GIVEN INSTRUCTION ::
Please write out the lines of the data exactly, beginning with the first and ending with the line containing "const TXT = '#262626';"; leave the pictures behind.

COLLECTED MATERIAL ::
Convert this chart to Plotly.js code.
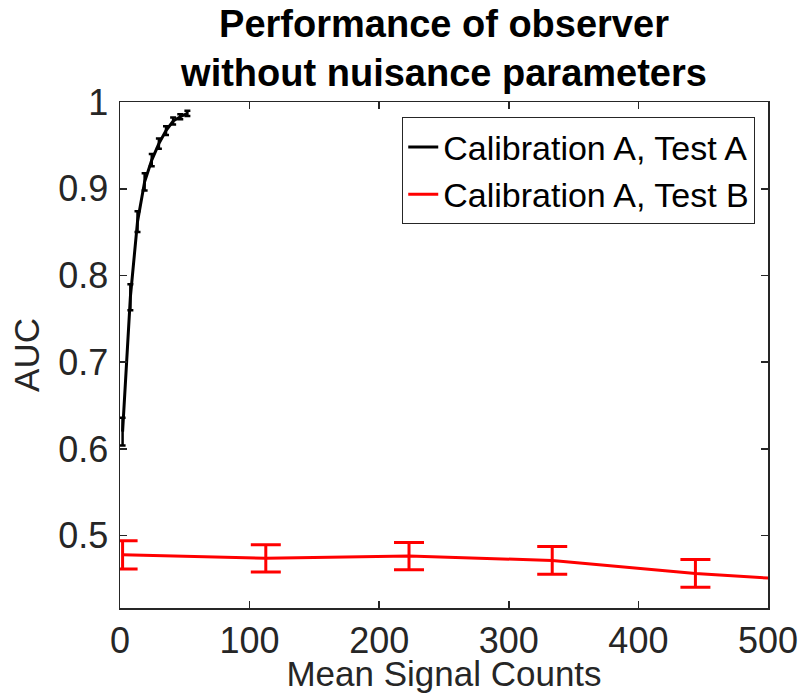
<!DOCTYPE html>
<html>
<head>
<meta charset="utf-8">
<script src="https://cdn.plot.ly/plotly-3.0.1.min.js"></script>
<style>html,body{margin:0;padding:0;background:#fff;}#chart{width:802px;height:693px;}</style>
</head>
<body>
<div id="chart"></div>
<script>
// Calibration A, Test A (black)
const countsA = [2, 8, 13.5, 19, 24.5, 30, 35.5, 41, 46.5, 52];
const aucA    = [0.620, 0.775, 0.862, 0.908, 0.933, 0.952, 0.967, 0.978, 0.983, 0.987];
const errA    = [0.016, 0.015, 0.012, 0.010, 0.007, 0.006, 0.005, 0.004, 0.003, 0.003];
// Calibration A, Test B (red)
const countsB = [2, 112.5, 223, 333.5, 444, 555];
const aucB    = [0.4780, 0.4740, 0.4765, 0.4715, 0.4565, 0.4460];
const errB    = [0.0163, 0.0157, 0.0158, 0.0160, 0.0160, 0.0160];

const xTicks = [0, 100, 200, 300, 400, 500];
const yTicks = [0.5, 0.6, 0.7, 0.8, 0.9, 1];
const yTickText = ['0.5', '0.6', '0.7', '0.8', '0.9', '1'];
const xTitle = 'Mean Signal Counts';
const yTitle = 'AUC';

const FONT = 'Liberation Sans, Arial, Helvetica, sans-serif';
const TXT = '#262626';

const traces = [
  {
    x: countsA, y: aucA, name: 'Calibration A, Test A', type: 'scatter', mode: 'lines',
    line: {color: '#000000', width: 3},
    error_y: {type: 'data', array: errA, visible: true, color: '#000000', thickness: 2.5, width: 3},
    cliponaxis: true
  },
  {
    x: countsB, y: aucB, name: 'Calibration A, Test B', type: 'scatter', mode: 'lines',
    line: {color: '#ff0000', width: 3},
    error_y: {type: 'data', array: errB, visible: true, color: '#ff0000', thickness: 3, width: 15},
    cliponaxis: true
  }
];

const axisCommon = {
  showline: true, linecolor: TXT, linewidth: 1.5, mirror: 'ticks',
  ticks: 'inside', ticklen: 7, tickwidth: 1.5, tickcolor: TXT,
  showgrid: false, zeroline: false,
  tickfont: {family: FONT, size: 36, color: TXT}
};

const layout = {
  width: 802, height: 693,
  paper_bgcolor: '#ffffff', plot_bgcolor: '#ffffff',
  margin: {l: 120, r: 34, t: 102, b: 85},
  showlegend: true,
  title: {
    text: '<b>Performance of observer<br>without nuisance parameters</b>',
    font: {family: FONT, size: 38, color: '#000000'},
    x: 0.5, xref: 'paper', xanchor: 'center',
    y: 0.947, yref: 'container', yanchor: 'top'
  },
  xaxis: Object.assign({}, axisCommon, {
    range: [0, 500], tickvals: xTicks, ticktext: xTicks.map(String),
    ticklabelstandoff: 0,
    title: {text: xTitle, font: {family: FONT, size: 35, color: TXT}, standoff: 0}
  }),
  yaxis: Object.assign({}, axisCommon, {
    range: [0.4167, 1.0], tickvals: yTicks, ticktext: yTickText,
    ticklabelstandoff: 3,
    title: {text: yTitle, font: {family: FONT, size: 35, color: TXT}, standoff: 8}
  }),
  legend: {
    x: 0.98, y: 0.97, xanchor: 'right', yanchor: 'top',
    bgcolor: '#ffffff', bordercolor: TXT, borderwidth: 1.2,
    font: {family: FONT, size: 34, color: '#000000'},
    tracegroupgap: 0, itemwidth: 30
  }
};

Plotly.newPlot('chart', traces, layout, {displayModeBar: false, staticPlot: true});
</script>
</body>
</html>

OUTPUT OF THE EXERCISE ::
Convert this chart to Plotly.js code.
<!DOCTYPE html>
<html>
<head>
<meta charset="utf-8">
<script src="https://cdn.plot.ly/plotly-3.0.1.min.js"></script>
<style>html,body{margin:0;padding:0;background:#fff;}#chart{width:802px;height:693px;}</style>
</head>
<body>
<div id="chart"></div>
<script>
// Calibration A, Test A (black)
const countsA = [2, 8, 13.5, 19, 24.5, 30, 35.5, 41, 46.5, 52];
const aucA    = [0.620, 0.775, 0.862, 0.908, 0.933, 0.952, 0.967, 0.978, 0.983, 0.987];
const errA    = [0.016, 0.015, 0.012, 0.010, 0.007, 0.006, 0.005, 0.004, 0.003, 0.003];
// Calibration A, Test B (red)
const countsB = [2, 112.5, 223, 333.5, 444, 555];
const aucB    = [0.4780, 0.4740, 0.4765, 0.4715, 0.4565, 0.4460];
const errB    = [0.0163, 0.0157, 0.0158, 0.0160, 0.0160, 0.0160];

const xTicks = [0, 100, 200, 300, 400, 500];
const yTicks = [0.5, 0.6, 0.7, 0.8, 0.9, 1];
const yTickText = ['0.5', '0.6', '0.7', '0.8', '0.9', '1'];
const xTitle = 'Mean Signal Counts';
const yTitle = 'AUC';

const FONT = 'Liberation Sans, Arial, Helvetica, sans-serif';
const TXT = '#262626';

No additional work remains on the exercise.